Former king of Cambodia Norodom Sihanouk died Monday in Beijing of natural causes at the age of 89.
The current monarch of Cambodia and Sihanouk’s son, Norodom Sihamoni, will collect the former ruler’s body for a state funeral in Phnom Penh. Flags flew half-mast everywhere in Cambodia to mourn the former king’s death, reports Reuters.
"This is not just mourning by the royal family but for all Cambodians. He is the father of the nation," Sihanouk’s close aide Prince Sisowath Thomico said, as reported by Reuters.
Dogged by other ailments, besides cancer and diabetes, Sihanouk was a frequent visitor to China to receive treatment.
Revered as “King Father,” the flamboyant leader was at the helm of Cambodian politics for almost 60 years. Born during the French colonial rule, he was instrumental in spearheading the movement to gain independence from France in 1953.
Although autocratic, he steered the newly independent Cambodia resolutely through the 1950s and 1960s, putting his nation on the path to modernity. But his disastrous incursions into politics invariably led to three decades of war in Cambodia, killing a quarter of the population and scarring the country forever.
"There can be no doubt that Sihanouk's actions and his decisions contributed to the political malaise that finally tore Cambodia apart," historian Milton Osborne wrote in his 1994 biography, as reported by Reuters.
Sihanouk was thrown out of political office by his closest aides in March 1970 when he aligned himself to his “bitter enemies,” the communist Khmer Rouge. The Khmer Rouge came into power in 1975, and while Sihanouk may have hoped for a bigger role in the government, the Pol Pot regime had envisaged different plans for the king. He was retained as a figurehead and was effectively a prisoner in his own palace.
Almost a quarter of the population was decimated due to poverty, starvation, disease, execution or torture under Pol Pot’s “reign of terror.” The 1970s Khmer Rouge’s “killing fields” led to estimated 1.7 million deaths, completely ravaging the country. Sihanouk, like most families in Cambodia, too lost 5 children and 14 grandchildren to the tyranny of the Khmer regime.

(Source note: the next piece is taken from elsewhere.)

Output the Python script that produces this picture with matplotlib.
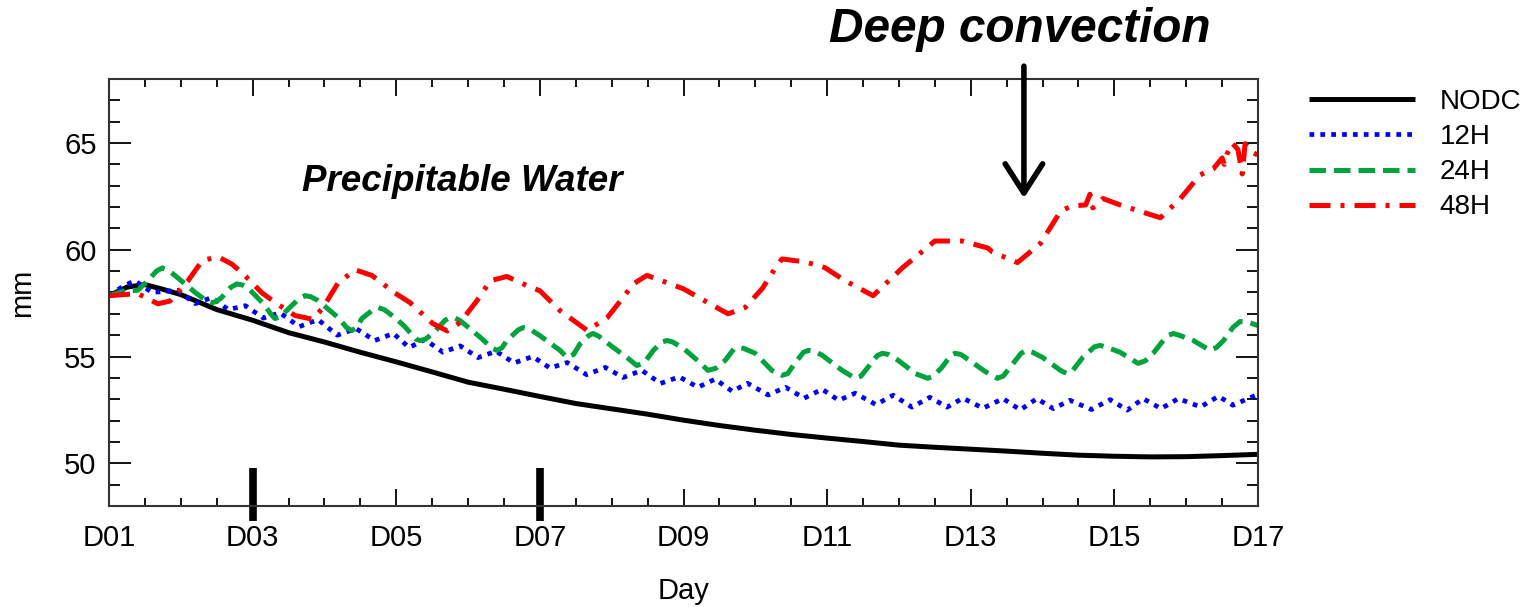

At the peak of his political career, Sihanouk managed to adroitly manipulate powers in the East and the West to safeguard the independence of his country, besides his own survival. He “alternately courted Washington and Moscow during the Cold War,” reports Reuters. When the Vietnam War loomed over the region, he focused on keeping Cambodia neutral.
King Sihanouk followed only one course in politics: “the defense of the independence, the territorial integrity and the dignity of my country and my people,” as reported by the New York Times.
The Khmer Rouge fell in 1979, and in 1993, Sihanouk was once again enthroned as king after a U.N.-brokered accord that ended nearly 14 years of war in Cambodia. He was relegated to being a figurehead with diminished powers. More and more helpless at being eclipsed by Prime Minister Hun Sen, in 2004, he abdicated in favor of his son, Norodom Sihamoni, partly to keep the monarchy alive and ensure stability in Cambodia.
With a flair for flamboyance, Sihanouk gained reputation as a gourmand and playboy. Sihanouk’s time will be remembered as the “Golden age” for a country that was impoverished and battle weary. He died at a time when Cambodia marks its annual festival of the dead where families come together to pray for their ancestors.